━━ SUPPLIED MATERIAL
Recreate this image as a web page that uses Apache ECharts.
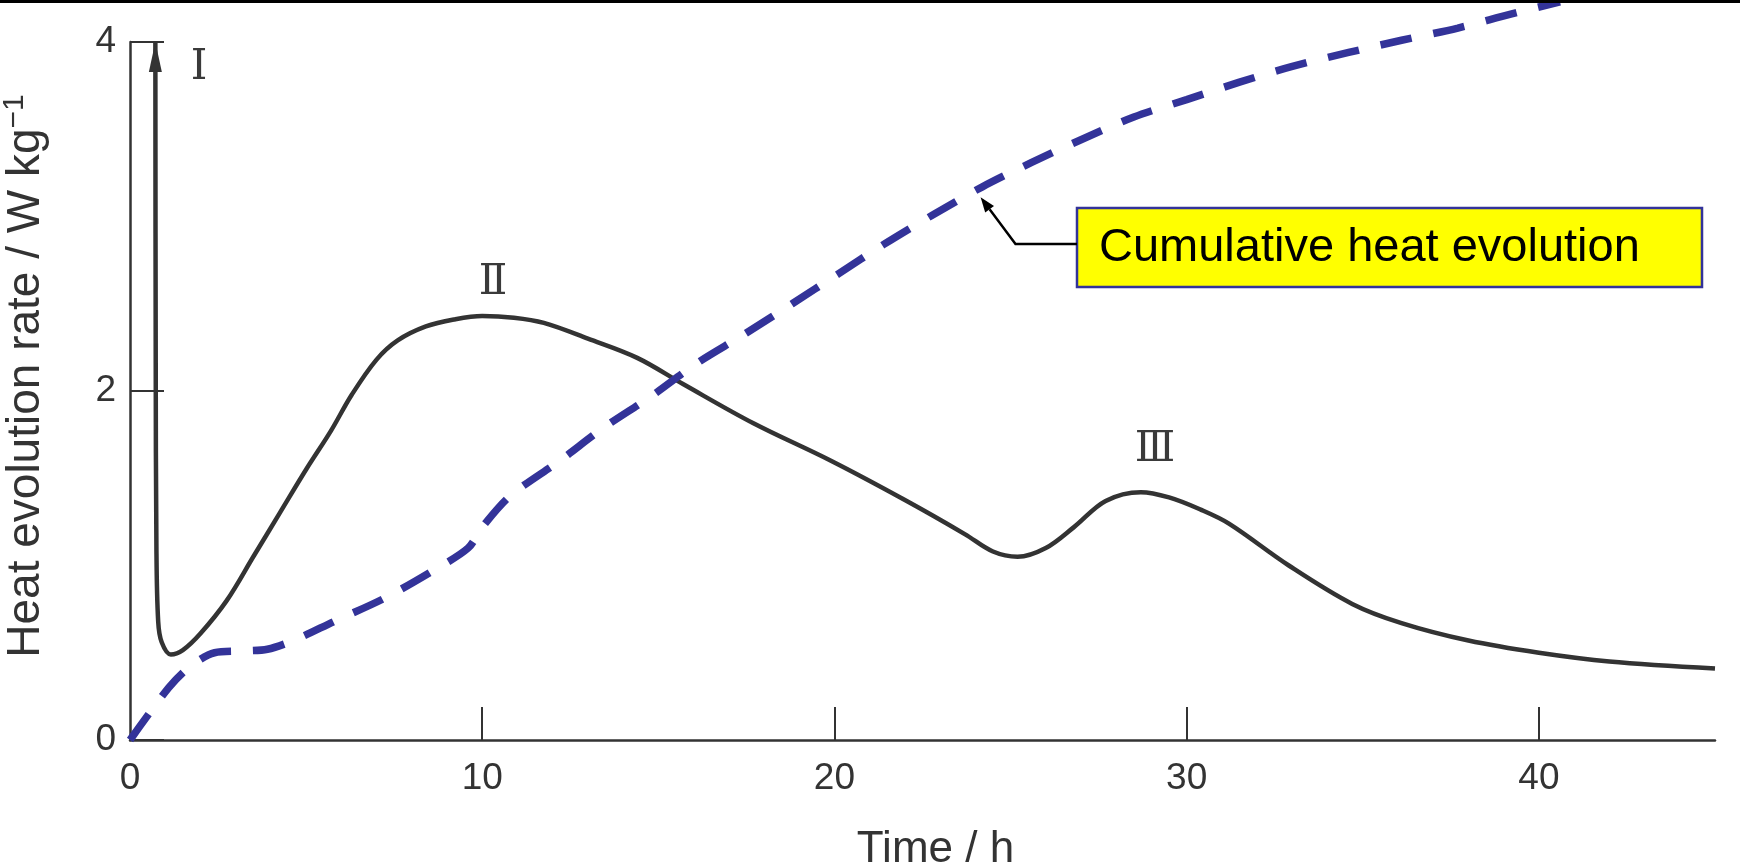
<!DOCTYPE html>
<html>
<head>
<meta charset="utf-8">
<title>Heat evolution of cement hydration</title>
<script src="https://cdn.jsdelivr.net/npm/echarts@6/dist/echarts.min.js"></script>
<style>
  html, body { margin: 0; padding: 0; background: #ffffff; }
  #chart { width: 1740px; height: 868px; }
</style>
</head>
<body>
<div id="chart"></div>
<script>
// Time axis (h) and rate axis (W kg^-1) tick values
const timeLabelValues = [0, 10, 20, 30, 40];
const timeTickValues = [10, 20, 30, 40];
const rateTickValues = [0, 2, 4];

// Heat evolution rate [time h, rate W/kg]; first point is the tip of the off-scale peak I
const heatRate = [
  [0.72, 4.0], [0.73, 2.2], [0.75, 1.1], [0.8, 0.68], [0.9, 0.56], [1.16, 0.49],
  [1.5, 0.515], [2.0, 0.61], [2.75, 0.80], [3.5, 1.05], [4.25, 1.30], [5.0, 1.55],
  [5.7, 1.77], [6.3, 1.98], [7.0, 2.18], [7.6, 2.29], [8.4, 2.37], [9.2, 2.41],
  [10.0, 2.43], [10.9, 2.42], [11.75, 2.39], [13.0, 2.30], [14.4, 2.19], [15.7, 2.04],
  [17.7, 1.815], [19.9, 1.60], [22.0, 1.375], [23.7, 1.18], [24.5, 1.08], [25.2, 1.05],
  [26.0, 1.10], [26.8, 1.22], [27.7, 1.37], [28.7, 1.42], [29.5, 1.39], [30.4, 1.32],
  [31.2, 1.24], [32.9, 1.00], [34.7, 0.78], [36.1, 0.67], [38.0, 0.57], [40.0, 0.50],
  [42.0, 0.45], [45.0, 0.41]
];

// Cumulative heat evolution, drawn on the same scale (runs past the top of the frame)
const cumulativeHeat = [
  [0, 0], [1.1, 0.30], [1.7, 0.42], [2.4, 0.50], [3.2, 0.51], [3.9, 0.52], [4.7, 0.575],
  [5.8, 0.68], [7.2, 0.81], [8.6, 0.97], [9.6, 1.10], [10.0, 1.22], [10.8, 1.40],
  [12.2, 1.60], [13.45, 1.79], [14.8, 1.97], [16.1, 2.16], [17.4, 2.32], [18.8, 2.50],
  [20.1, 2.67], [21.4, 2.84], [22.8, 3.01], [24.2, 3.17], [25.6, 3.31], [27.0, 3.44],
  [28.5, 3.57], [30.0, 3.67], [31.5, 3.77], [33.0, 3.86], [34.6, 3.94], [36.1, 4.01],
  [37.7, 4.08], [39.2, 4.16], [40.6, 4.23]
];

// Peak numerals and where they sit [time h, rate W/kg]
const peakNames = ['Ⅰ', 'Ⅱ', 'Ⅲ'];
const peakAnchors = [[1.96, 3.85], [10.31, 2.62], [29.1, 1.66]];

// Callout text and the point on the cumulative curve it points at
const calloutText = 'Cumulative heat evolution';
const calloutTarget = [24.15, 3.11];

const INK = '#333333';
const BLUE = '#333399';
const SANS = '"Liberation Sans", Arial, Helvetica, sans-serif';

const rateSeriesData = heatRate.map((p, i) => i === 0
  ? { value: p, symbol: 'triangle', symbolSize: [13, 30], symbolOffset: [0, 15],
      itemStyle: { color: INK } }
  : { value: p });

const chart = echarts.init(document.getElementById('chart'), null, { renderer: 'canvas' });

chart.setOption({
  animation: false,
  backgroundColor: '#ffffff',
  grid: { left: 130, right: 25, top: 42, bottom: 128, containLabel: false, outerBoundsMode: 'none' },
  xAxis: {
    type: 'value', min: 0, max: 45, interval: 10,
    name: 'Time / h', nameLocation: 'middle', nameGap: 88,
    nameTextStyle: { fontFamily: SANS, fontSize: 44, color: INK, padding: [0, 0, 0, 26] },
    axisLine: { show: true, onZero: false, lineStyle: { color: INK, width: 2.5 } },
    axisTick: { show: true, inside: true, length: 33, customValues: timeTickValues,
      lineStyle: { color: INK, width: 2 } },
    axisLabel: { show: true, customValues: timeLabelValues, margin: 20,
      fontFamily: SANS, fontSize: 37, color: INK },
    splitLine: { show: false }
  },
  yAxis: {
    type: 'value', min: 0, max: 4, interval: 2,
    name: '{a|Heat evolution rate / W kg}{s|−1}', nameLocation: 'middle', nameGap: 78,
    nameRotate: 90,
    nameTextStyle: {
      color: INK, padding: [0, 0, 0, 30],
      rich: {
        a: { fontFamily: SANS, fontSize: 46, color: INK, lineHeight: 52 },
        s: { fontFamily: SANS, fontSize: 30, color: INK, verticalAlign: 'top', lineHeight: 52 }
      }
    },
    axisLine: { show: true, onZero: false, lineStyle: { color: INK, width: 2.5 } },
    axisTick: { show: true, inside: true, length: 34, lineStyle: { color: INK, width: 2 } },
    axisLabel: { show: true, margin: 14, fontFamily: SANS, fontSize: 37, color: INK },
    splitLine: { show: false }
  },
  series: [
    {
      name: 'Heat evolution rate',
      type: 'line',
      data: rateSeriesData,
      smooth: 0.35,
      symbol: 'none',
      showSymbol: true,
      lineStyle: { color: INK, width: 4.5 },
      itemStyle: { color: INK },
      z: 2
    },
    {
      name: 'Cumulative heat evolution',
      type: 'line',
      data: cumulativeHeat,
      smooth: 0.3,
      symbol: 'none',
      clip: false,
      lineStyle: { color: BLUE, width: 7.5, type: [32, 22], cap: 'butt' },
      z: 3
    }
  ]
});

// Annotations: peak numerals, callout box with its leader arrow, top rule
function drawAnnotations() {
  const elements = [];

  peakNames.forEach((txt, i) => {
    const [px, py] = chart.convertToPixel({ gridIndex: 0 }, peakAnchors[i]);
    elements.push({
      type: 'text', x: px, y: py, z: 10,
      style: { text: txt, fill: '#3a3a3a', font: '42px "DejaVu Serif", "Liberation Serif", serif',
        textAlign: 'center', textVerticalAlign: 'middle' }
    });
  });

  // callout box
  const box = { x: 1077, y: 208, w: 625, h: 79 };
  elements.push({
    type: 'rect', z: 10,
    shape: { x: box.x, y: box.y, width: box.w, height: box.h },
    style: { fill: '#ffff00', stroke: BLUE, lineWidth: 2.5 }
  });
  elements.push({
    type: 'text', z: 11, x: box.x + 22, y: box.y + box.h / 2 + 1,
    style: { text: calloutText, fill: '#000000', font: '47px ' + SANS,
      textAlign: 'left', textVerticalAlign: 'middle' }
  });

  // leader arrow from the box to the cumulative curve
  const [tx, ty] = chart.convertToPixel({ gridIndex: 0 }, calloutTarget);
  const corner = [1015.5, box.y + 36];
  const dx = tx - corner[0], dy = ty - corner[1];
  const len = Math.sqrt(dx * dx + dy * dy);
  const ux = dx / len, uy = dy / len;
  const headLen = 15, headHalf = 5.5;
  const bx = tx - ux * headLen, by = ty - uy * headLen;
  elements.push({
    type: 'polyline', z: 10,
    shape: { points: [[box.x, corner[1]], corner, [bx, by]] },
    style: { stroke: '#000000', lineWidth: 2.5, fill: null }
  });
  elements.push({
    type: 'polygon', z: 10,
    shape: { points: [[tx, ty], [bx - uy * headHalf, by + ux * headHalf], [bx + uy * headHalf, by - ux * headHalf]] },
    style: { fill: '#000000' }
  });

  // dark rule along the top edge
  elements.push({
    type: 'rect', z: 12,
    shape: { x: 0, y: 0, width: 1740, height: 3 },
    style: { fill: '#000000' }
  });

  chart.setOption({ graphic: { elements: elements } });
}

drawAnnotations();
</script>
</body>
</html>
━━━━
# GIVEN PROBLEM:
Restate the data above word for word. Skip every picture.

# FINISHED ANSWER:
Recreate this image as a web page that uses Apache ECharts.
<!DOCTYPE html>
<html>
<head>
<meta charset="utf-8">
<title>Heat evolution of cement hydration</title>
<script src="https://cdn.jsdelivr.net/npm/echarts@6/dist/echarts.min.js"></script>
<style>
  html, body { margin: 0; padding: 0; background: #ffffff; }
  #chart { width: 1740px; height: 868px; }
</style>
</head>
<body>
<div id="chart"></div>
<script>
// Time axis (h) and rate axis (W kg^-1) tick values
const timeLabelValues = [0, 10, 20, 30, 40];
const timeTickValues = [10, 20, 30, 40];
const rateTickValues = [0, 2, 4];

// Heat evolution rate [time h, rate W/kg]; first point is the tip of the off-scale peak I
const heatRate = [
  [0.72, 4.0], [0.73, 2.2], [0.75, 1.1], [0.8, 0.68], [0.9, 0.56], [1.16, 0.49],
  [1.5, 0.515], [2.0, 0.61], [2.75, 0.80], [3.5, 1.05], [4.25, 1.30], [5.0, 1.55],
  [5.7, 1.77], [6.3, 1.98], [7.0, 2.18], [7.6, 2.29], [8.4, 2.37], [9.2, 2.41],
  [10.0, 2.43], [10.9, 2.42], [11.75, 2.39], [13.0, 2.30], [14.4, 2.19], [15.7, 2.04],
  [17.7, 1.815], [19.9, 1.60], [22.0, 1.375], [23.7, 1.18], [24.5, 1.08], [25.2, 1.05],
  [26.0, 1.10], [26.8, 1.22], [27.7, 1.37], [28.7, 1.42], [29.5, 1.39], [30.4, 1.32],
  [31.2, 1.24], [32.9, 1.00], [34.7, 0.78], [36.1, 0.67], [38.0, 0.57], [40.0, 0.50],
  [42.0, 0.45], [45.0, 0.41]
];

// Cumulative heat evolution, drawn on the same scale (runs past the top of the frame)
const cumulativeHeat = [
  [0, 0], [1.1, 0.30], [1.7, 0.42], [2.4, 0.50], [3.2, 0.51], [3.9, 0.52], [4.7, 0.575],
  [5.8, 0.68], [7.2, 0.81], [8.6, 0.97], [9.6, 1.10], [10.0, 1.22], [10.8, 1.40],
  [12.2, 1.60], [13.45, 1.79], [14.8, 1.97], [16.1, 2.16], [17.4, 2.32], [18.8, 2.50],
  [20.1, 2.67], [21.4, 2.84], [22.8, 3.01], [24.2, 3.17], [25.6, 3.31], [27.0, 3.44],
  [28.5, 3.57], [30.0, 3.67], [31.5, 3.77], [33.0, 3.86], [34.6, 3.94], [36.1, 4.01],
  [37.7, 4.08], [39.2, 4.16], [40.6, 4.23]
];

// Peak numerals and where they sit [time h, rate W/kg]
const peakNames = ['Ⅰ', 'Ⅱ', 'Ⅲ'];
const peakAnchors = [[1.96, 3.85], [10.31, 2.62], [29.1, 1.66]];

// Callout text and the point on the cumulative curve it points at
const calloutText = 'Cumulative heat evolution';
const calloutTarget = [24.15, 3.11];

const INK = '#333333';
const BLUE = '#333399';
const SANS = '"Liberation Sans", Arial, Helvetica, sans-serif';

const rateSeriesData = heatRate.map((p, i) => i === 0
  ? { value: p, symbol: 'triangle', symbolSize: [13, 30], symbolOffset: [0, 15],
      itemStyle: { color: INK } }
  : { value: p });

const chart = echarts.init(document.getElementById('chart'), null, { renderer: 'canvas' });

chart.setOption({
  animation: false,
  backgroundColor: '#ffffff',
  grid: { left: 130, right: 25, top: 42, bottom: 128, containLabel: false, outerBoundsMode: 'none' },
  xAxis: {
    type: 'value', min: 0, max: 45, interval: 10,
    name: 'Time / h', nameLocation: 'middle', nameGap: 88,
    nameTextStyle: { fontFamily: SANS, fontSize: 44, color: INK, padding: [0, 0, 0, 26] },
    axisLine: { show: true, onZero: false, lineStyle: { color: INK, width: 2.5 } },
    axisTick: { show: true, inside: true, length: 33, customValues: timeTickValues,
      lineStyle: { color: INK, width: 2 } },
    axisLabel: { show: true, customValues: timeLabelValues, margin: 20,
      fontFamily: SANS, fontSize: 37, color: INK },
    splitLine: { show: false }
  },
  yAxis: {
    type: 'value', min: 0, max: 4, interval: 2,
    name: '{a|Heat evolution rate / W kg}{s|−1}', nameLocation: 'middle', nameGap: 78,
    nameRotate: 90,
    nameTextStyle: {
      color: INK, padding: [0, 0, 0, 30],
      rich: {
        a: { fontFamily: SANS, fontSize: 46, color: INK, lineHeight: 52 },
        s: { fontFamily: SANS, fontSize: 30, color: INK, verticalAlign: 'top', lineHeight: 52 }
      }
    },
    axisLine: { show: true, onZero: false, lineStyle: { color: INK, width: 2.5 } },
    axisTick: { show: true, inside: true, length: 34, lineStyle: { color: INK, width: 2 } },
    axisLabel: { show: true, margin: 14, fontFamily: SANS, fontSize: 37, color: INK },
    splitLine: { show: false }
  },
  series: [
    {
      name: 'Heat evolution rate',
      type: 'line',
      data: rateSeriesData,
      smooth: 0.35,
      symbol: 'none',
      showSymbol: true,
      lineStyle: { color: INK, width: 4.5 },
      itemStyle: { color: INK },
      z: 2
    },
    {
      name: 'Cumulative heat evolution',
      type: 'line',
      data: cumulativeHeat,
      smooth: 0.3,
      symbol: 'none',
      clip: false,
      lineStyle: { color: BLUE, width: 7.5, type: [32, 22], cap: 'butt' },
      z: 3
    }
  ]
});

// Annotations: peak numerals, callout box with its leader arrow, top rule
function drawAnnotations() {
  const elements = [];

  peakNames.forEach((txt, i) => {
    const [px, py] = chart.convertToPixel({ gridIndex: 0 }, peakAnchors[i]);
    elements.push({
      type: 'text', x: px, y: py, z: 10,
      style: { text: txt, fill: '#3a3a3a', font: '42px "DejaVu Serif", "Liberation Serif", serif',
        textAlign: 'center', textVerticalAlign: 'middle' }
    });
  });

  // callout box
  const box = { x: 1077, y: 208, w: 625, h: 79 };
  elements.push({
    type: 'rect', z: 10,
    shape: { x: box.x, y: box.y, width: box.w, height: box.h },
    style: { fill: '#ffff00', stroke: BLUE, lineWidth: 2.5 }
  });
  elements.push({
    type: 'text', z: 11, x: box.x + 22, y: box.y + box.h / 2 + 1,
    style: { text: calloutText, fill: '#000000', font: '47px ' + SANS,
      textAlign: 'left', textVerticalAlign: 'middle' }
  });

  // leader arrow from the box to the cumulative curve
  const [tx, ty] = chart.convertToPixel({ gridIndex: 0 }, calloutTarget);
  const corner = [1015.5, box.y + 36];
  const dx = tx - corner[0], dy = ty - corner[1];
  const len = Math.sqrt(dx * dx + dy * dy);
  const ux = dx / len, uy = dy / len;
  const headLen = 15, headHalf = 5.5;
  const bx = tx - ux * headLen, by = ty - uy * headLen;
  elements.push({
    type: 'polyline', z: 10,
    shape: { points: [[box.x, corner[1]], corner, [bx, by]] },
    style: { stroke: '#000000', lineWidth: 2.5, fill: null }
  });
  elements.push({
    type: 'polygon', z: 10,
    shape: { points: [[tx, ty], [bx - uy * headHalf, by + ux * headHalf], [bx + uy * headHalf, by - ux * headHalf]] },
    style: { fill: '#000000' }
  });

  // dark rule along the top edge
  elements.push({
    type: 'rect', z: 12,
    shape: { x: 0, y: 0, width: 1740, height: 3 },
    style: { fill: '#000000' }
  });

  chart.setOption({ graphic: { elements: elements } });
}

drawAnnotations();
</script>
</body>
</html>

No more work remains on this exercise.